In the 1990s when I first started going, Bohs were the only fans to be segregated at the RDS and there was guarenteed to a few punch ups in and around the ground. The wierd thing is that in those days no one including the Guards, really cared. It was sort of considered part of the day. It was only in the 2000s that the press started making a big deal out of it and you started seeing really heavy security.
I think games like this are hugely important for getting new people interested in the league.
My first LOI game, supporting Bohs, was them against Shamrock Rovers in the FAI Cup in August 2006 in Tolka. It was a 1-1 raw as far as I remember.
I have no real recollection of the goals or what happened on the pitch but the those first experiences of the Bohs crowd will stay with me forever: hundreds of people around you singing in unison and seeing people right in front of me light up flares. It was quite special.
Hopefully some of the new faces who we’re bringing along to the game on Friday will experience that as well.
Claire Tully’s article on extratime is getting some heat:
http://extratime.ie/newsdesk/articles/5392/derby-day-dalymount/
“Traditionally it’s a battle between the north and the south sides of the city. It almost makes me feel a little bit sorry for St. Pats because in a way their meetings with either club get overshadowed compared to this one titanic fixture. Don’t get me wrong, St. Pats are one of the big three in Dublin (and I have such a soft spot for them and some of their fans) but nonetheless there is nothing like when both sides of the Liffey collide four times a year. It reminds me a little of Newcastle and Sunderland when they played Middlesborough in the Premier League, it was still a derby, just not the derby.”

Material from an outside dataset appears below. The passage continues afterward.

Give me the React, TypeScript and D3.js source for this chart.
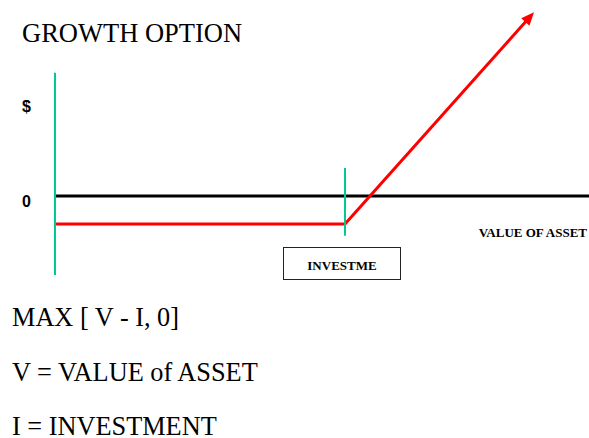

I’m very conflicted. As a Galwegian I should follow the tribesmen, as a former UCD student I should follow the blues, as a resident of dublin 8 I should follow Pat’s but when I moved to Dublin a few years ago I lived on benburb st and visited Dalymount first…on the Bohs!
Does anyone follow UCD?
I suppose your first love is the one you’re stuck with! Benburb Bohs edges out the saints there.
Going to record this one off d’telly, we’re playing UCD at home. I will verify that nobody supports them the next day. Some cracking games between Bohs and Rovers in recent seasons.